Comprehensive Planner
Name
Comprehensive Planner
Description
You don’t code first. You think first. This skill produces a clean, staged implementation plan that reduces rework and surprise bugs.
Triggers
Use when the user asks:
- •“Build/implement/add feature X”
- •“Design the system for…”
- •“Add a new module / pipeline”
- •“Refactor architecture”
- •“Make this production-ready” (for non-trivial changes)
Instructions
Goal
Produce a step-by-step plan that can be executed with minimal ambiguity.
Workflow
- •
Restate the objective
- •One sentence: what success looks like.
- •
Constraints + assumptions
- •List constraints the user mentioned.
- •If info is missing, make reasonable defaults and label them as assumptions (do not stall with lots of questions).
- •
System touchpoints
- •Identify files/modules likely impacted.

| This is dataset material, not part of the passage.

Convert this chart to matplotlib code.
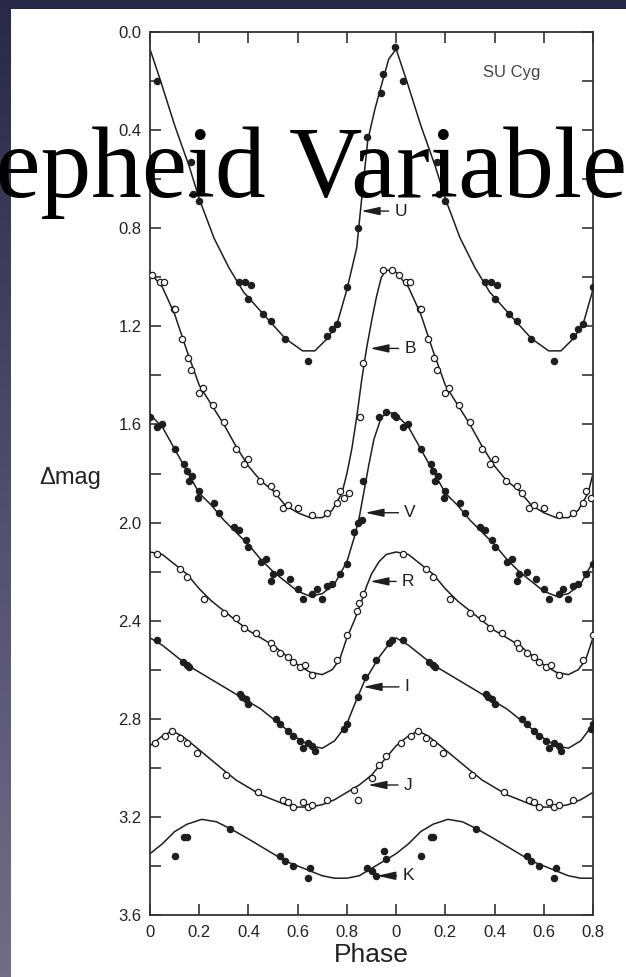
import numpy as np
import matplotlib.pyplot as plt
from matplotlib.patches import Rectangle

plt.rcParams['font.family'] = 'Liberation Sans'

# Fitted light curves over one pulsation cycle (phase, delta mag)
u_fit_phase = [0.00, 0.04, 0.10, 0.16, 0.20, 0.26, 0.32, 0.38, 0.46, 0.55, 0.62, 0.67,
               0.72, 0.76, 0.80, 0.84, 0.86, 0.885, 0.915, 0.945, 0.97]
u_fit_mag = [0.07, 0.19, 0.38, 0.55, 0.68, 0.84, 0.96, 1.06, 1.15, 1.25, 1.30, 1.30,
             1.25, 1.19, 1.05, 0.88, 0.68, 0.44, 0.31, 0.20, 0.11]

b_fit_phase = [0.00, 0.05, 0.10, 0.15, 0.20, 0.25, 0.30, 0.35, 0.40, 0.45, 0.50, 0.55, 0.60,
               0.65, 0.70, 0.74, 0.78, 0.80, 0.82, 0.84, 0.86, 0.88, 0.90, 0.92, 0.94, 0.96]
b_fit_mag = [0.98, 1.04, 1.15, 1.30, 1.44, 1.52, 1.60, 1.69, 1.77, 1.83, 1.87, 1.93, 1.96,
             1.98, 1.98, 1.95, 1.88, 1.80, 1.70, 1.57, 1.42, 1.29, 1.18, 1.08, 1.00, 0.97]

v_fit_phase = [0.00, 0.05, 0.10, 0.15, 0.20, 0.25, 0.30, 0.35, 0.40, 0.45, 0.50, 0.55,
               0.60, 0.65, 0.70, 0.75, 0.80, 0.83, 0.85, 0.87, 0.89, 0.91, 0.94, 0.97]
v_fit_mag = [1.56, 1.61, 1.70, 1.79, 1.88, 1.93, 1.99, 2.04, 2.09, 2.15, 2.20, 2.24,
             2.28, 2.30, 2.29, 2.25, 2.16, 2.06, 1.98, 1.87, 1.76, 1.66, 1.57, 1.55]

r_fit_phase = [0.00, 0.05, 0.10, 0.15, 0.20, 0.25, 0.30, 0.35, 0.40, 0.45, 0.50, 0.55,
               0.60, 0.65, 0.70, 0.74, 0.77, 0.80, 0.83, 0.86, 0.88, 0.90, 0.93, 0.96]
r_fit_mag = [2.12, 2.13, 2.17, 2.21, 2.27, 2.32, 2.36, 2.40, 2.44, 2.47, 2.50, 2.54,
             2.58, 2.61, 2.62, 2.60, 2.56, 2.47, 2.40, 2.32, 2.26, 2.21, 2.16, 2.13]

i_fit_phase = [0.00, 0.05, 0.10, 0.15, 0.20, 0.25, 0.30, 0.35, 0.40, 0.45, 0.50, 0.55,
               0.60, 0.65, 0.70, 0.75, 0.78, 0.80, 0.82, 0.84, 0.87, 0.90, 0.93, 0.96]
i_fit_mag = [2.47, 2.50, 2.54, 2.58, 2.61, 2.64, 2.67, 2.70, 2.73, 2.76, 2.80, 2.84,
             2.88, 2.91, 2.92, 2.89, 2.85, 2.82, 2.77, 2.72, 2.65, 2.60, 2.55, 2.51]

j_fit_phase = [0.00, 0.05, 0.09, 0.13, 0.18, 0.24, 0.30, 0.35, 0.40, 0.45, 0.50, 0.55,
               0.60, 0.65, 0.70, 0.75, 0.80, 0.85, 0.90, 0.95]
j_fit_mag = [2.91, 2.87, 2.85, 2.87, 2.91, 2.96, 3.01, 3.05, 3.08, 3.11, 3.13, 3.15,
             3.16, 3.16, 3.15, 3.13, 3.10, 3.07, 3.03, 2.97]

k_fit_phase = [0.00, 0.05, 0.10, 0.15, 0.21, 0.27, 0.33, 0.40, 0.45, 0.50, 0.55, 0.60,
               0.65, 0.70, 0.75, 0.80, 0.85, 0.90, 0.95]
k_fit_mag = [3.35, 3.31, 3.26, 3.23, 3.21, 3.22, 3.25, 3.29, 3.32, 3.35, 3.38, 3.40,
             3.42, 3.44, 3.45, 3.45, 3.44, 3.41, 3.38]

# Observations folded on the period
u_obs_phase = [0.03, 0.165, 0.175, 0.20, 0.36, 0.385, 0.41, 0.40, 0.46, 0.49, 0.55, 0.64,
               0.72, 0.74, 0.76, 0.80, 0.845, 0.88, 0.94, 0.945, 0.995]
u_obs_mag = [0.20, 0.53, 0.66, 0.69, 1.02, 1.02, 1.03, 1.09, 1.15, 1.18, 1.25, 1.34,
             1.24, 1.21, 1.19, 1.04, 0.80, 0.43, 0.25, 0.17, 0.06]

b_obs_phase = [0.01, 0.04, 0.057, 0.097, 0.10, 0.13, 0.155, 0.165, 0.20, 0.215, 0.255, 0.30,
               0.35, 0.38, 0.40, 0.445, 0.49, 0.51, 0.54, 0.56, 0.60, 0.66, 0.72, 0.76,
               0.77, 0.79, 0.81, 0.853, 0.866, 0.945, 0.985]
b_obs_mag = [0.99, 1.02, 1.02, 1.13, 1.13, 1.25, 1.33, 1.38, 1.47, 1.45, 1.52, 1.59,
             1.70, 1.76, 1.74, 1.83, 1.85, 1.88, 1.94, 1.93, 1.94, 1.97, 1.96, 1.92,
             1.87, 1.90, 1.88, 1.57, 1.35, 0.97, 0.97]

v_obs_phase = [0.00, 0.03, 0.05, 0.10, 0.14, 0.15, 0.16, 0.17, 0.195, 0.20, 0.26, 0.28,
               0.34, 0.36, 0.39, 0.40, 0.45, 0.47, 0.49, 0.50, 0.53, 0.57, 0.60, 0.62,
               0.66, 0.68, 0.70, 0.72, 0.74, 0.77, 0.80, 0.83, 0.845, 0.86, 0.866, 0.93,
               0.96, 0.99]
v_obs_mag = [1.57, 1.61, 1.60, 1.70, 1.76, 1.79, 1.83, 1.81, 1.90, 1.87, 1.92, 1.96,
             2.02, 2.03, 2.07, 2.10, 2.16, 2.15, 2.24, 2.21, 2.20, 2.23, 2.27, 2.31,
             2.29, 2.27, 2.31, 2.26, 2.25, 2.21, 2.17, 2.04, 2.00, 1.99, 1.83, 1.57,
             1.55, 1.56]

r_obs_phase = [0.03, 0.12, 0.15, 0.22, 0.30, 0.35, 0.38, 0.43, 0.49, 0.50, 0.53, 0.56,
               0.58, 0.61, 0.63, 0.66, 0.76, 0.80, 0.84, 0.85, 0.866]
r_obs_mag = [2.13, 2.19, 2.22, 2.31, 2.37, 2.39, 2.43, 2.45, 2.49, 2.51, 2.53, 2.55,
             2.57, 2.59, 2.58, 2.62, 2.56, 2.46, 2.36, 2.33, 2.29]

i_obs_phase = [0.03, 0.135, 0.15, 0.16, 0.365, 0.375, 0.39, 0.40, 0.51, 0.53, 0.56, 0.58,
               0.61, 0.62, 0.64, 0.66, 0.67, 0.79, 0.80, 0.845, 0.874, 0.92, 0.97, 0.985]
i_obs_mag = [2.48, 2.57, 2.58, 2.59, 2.70, 2.71, 2.72, 2.74, 2.80, 2.82, 2.85, 2.87,
             2.89, 2.92, 2.90, 2.91, 2.93, 2.84, 2.82, 2.71, 2.63, 2.56, 2.49, 2.48]

j_obs_phase = [0.02, 0.06, 0.09, 0.12, 0.15, 0.19, 0.31, 0.44, 0.54, 0.56, 0.58, 0.62,
               0.64, 0.66, 0.72, 0.83, 0.845, 0.90, 0.93, 0.96]
j_obs_mag = [2.90, 2.87, 2.85, 2.88, 2.90, 2.94, 3.03, 3.10, 3.13, 3.14, 3.16, 3.14,
             3.16, 3.15, 3.13, 3.09, 3.13, 3.04, 2.99, 2.95]

k_obs_phase = [0.10, 0.14, 0.15, 0.325, 0.53, 0.55, 0.58, 0.64, 0.65, 0.88, 0.90, 0.92,
               0.95, 0.96]
k_obs_mag = [3.36, 3.28, 3.28, 3.25, 3.36, 3.38, 3.40, 3.45, 3.41, 3.41, 3.42, 3.44,
             3.34, 3.37]

# Band labels with an arrow pointing at each curve
band_labels = ['U', 'B', 'V', 'R', 'I', 'J', 'K']
label_tip_phase = [0.858, 0.894, 0.874, 0.894, 0.866, 0.886, 0.922]
label_mag = [0.73, 1.29, 1.96, 2.24, 2.67, 3.07, 3.44]
label_text_phase = [1.018, 1.056, 1.056, 1.048, 1.044, 1.048, 1.048]

phase_ticks = [0.0, 0.2, 0.4, 0.6, 0.8, 1.0, 1.2, 1.4, 1.6, 1.8]
phase_tick_labels = ['0', '0.2', '0.4', '0.6', '0.8', '0', '0.2', '0.4', '0.6', '0.8']
mag_ticks = [0.0, 0.4, 0.8, 1.2, 1.6, 2.0, 2.4, 2.8, 3.2, 3.6]


def two_cycles(phase, mag):
    # repeat the folded cycle and cut it at phase 1.8
    p = np.concatenate([phase, np.asarray(phase) + 1.0])
    m = np.concatenate([mag, mag])
    keep = p <= 1.8001
    return p[keep], m[keep]


fig = plt.figure(figsize=(6.26, 9.77), dpi=100)
fig.patch.set_facecolor('white')

# dark slide frame: top band and shaded strip on the left
fig.add_artist(Rectangle((0, 1 - 9 / 977), 1, 9 / 977, transform=fig.transFigure,
                         facecolor='#272747', edgecolor='none', zorder=0))
strip = fig.add_axes([0, 0, 11 / 626, 1 - 9 / 977])
strip.imshow(np.linspace(0, 1, 256).reshape(-1, 1), aspect='auto',
             cmap=plt.matplotlib.colors.LinearSegmentedColormap.from_list(
                 'strip', ['#29294a', '#504e6e', '#716d88']))
strip.axis('off')

ax = fig.add_axes([150 / 626, 1 - 915 / 977, 443 / 626, 883 / 977])

ink = '#1e1e1e'
bands = [
    (u_fit_phase, u_fit_mag, u_obs_phase, u_obs_mag, True),
    (b_fit_phase, b_fit_mag, b_obs_phase, b_obs_mag, False),
    (v_fit_phase, v_fit_mag, v_obs_phase, v_obs_mag, True),
    (r_fit_phase, r_fit_mag, r_obs_phase, r_obs_mag, False),
    (i_fit_phase, i_fit_mag, i_obs_phase, i_obs_mag, True),
    (j_fit_phase, j_fit_mag, j_obs_phase, j_obs_mag, False),
    (k_fit_phase, k_fit_mag, k_obs_phase, k_obs_mag, True),
]
for fit_p, fit_m, obs_p, obs_m, filled in bands:
    p, m = two_cycles(fit_p, fit_m)
    ax.plot(p, m, color=ink, lw=1.1, zorder=2)
    p, m = two_cycles(obs_p, obs_m)
    ax.plot(p, m, 'o', ms=4.5, mec=ink, mew=0.9,
            mfc=ink if filled else 'white', zorder=3)

for name, tip_p, mag, text_p in zip(band_labels, label_tip_phase, label_mag, label_text_phase):
    ax.annotate(name, xy=(tip_p, mag), xytext=(text_p, mag),
                ha='center', va='center', fontsize=12.5, color=ink,
                arrowprops=dict(arrowstyle='-|>,head_length=0.9,head_width=0.2',
                                color=ink, lw=1.0, shrinkA=2, shrinkB=0))

ax.text(1.47, 0.165, 'SU Cyg', fontsize=12, color='#444444', ha='center', va='center')

ax.set_xlim(0, 1.8)
ax.set_ylim(3.6, 0.0)
ax.set_xticks(phase_ticks)
ax.set_xticklabels(phase_tick_labels)
ax.set_yticks(mag_ticks)
ax.set_yticklabels(['%.1f' % t for t in mag_ticks])
ax.set_yticks(np.arange(0.2, 3.6, 0.4), minor=True)
ax.tick_params(which='both', direction='in', top=True, right=True, length=8,
               width=1.2, color='#333333', labelsize=12, labelcolor='#222222')
ax.tick_params(axis='x', pad=7)
ax.tick_params(axis='y', pad=6)
for side in ax.spines.values():
    side.set_linewidth(1.3)
    side.set_color('#333333')

ax.set_xlabel('Phase', fontsize=19, color='#222222', labelpad=2)
fig.text(70 / 626, 1 - 478 / 977, '\u0394mag', fontsize=17, color='#222222',
         ha='center', va='center')

# slide title over the figure
fig.text(-72 / 626, 1 - 197 / 977, 'Cepheid Variables', family='Liberation Serif',
         fontsize=73, color='black', ha='left', va='baseline', zorder=10)

fig.savefig('out.png', dpi=100)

- •Note boundaries (CLI vs core logic vs storage vs integrations).
- •
Implementation steps (sequenced)
- •Break into small, safe commits.
- •For each step: what you change + why.
- •
Edge cases + failure modes
- •Inputs, empty states, timeouts, partial failure, concurrency, bad configs.
- •
Dependencies
- •New libs/tools needed? Include rationale.
- •Note versioning and compatibility risks.
- •
Acceptance criteria
- •Bullet list of “done means…” checks.
- •
Test plan
- •Unit tests + integration tests + smoke checks.
- •Include exact commands when known.
- •
Rollout / rollback
- •Feature flag? config toggle? safe defaults?
- •How to revert safely if it breaks.
Output format
- •Objective
- •Assumptions
- •Touched areas
- •Plan (steps)
- •Edge cases
- •Dependencies
- •Acceptance criteria
- •Test plan
- •Rollback plan
Constraints
- •Plan must be executable without hidden steps.
- •Prefer incremental delivery over giant PRs.
- •Default to simplest thing that works unless the user asked for “fancy.”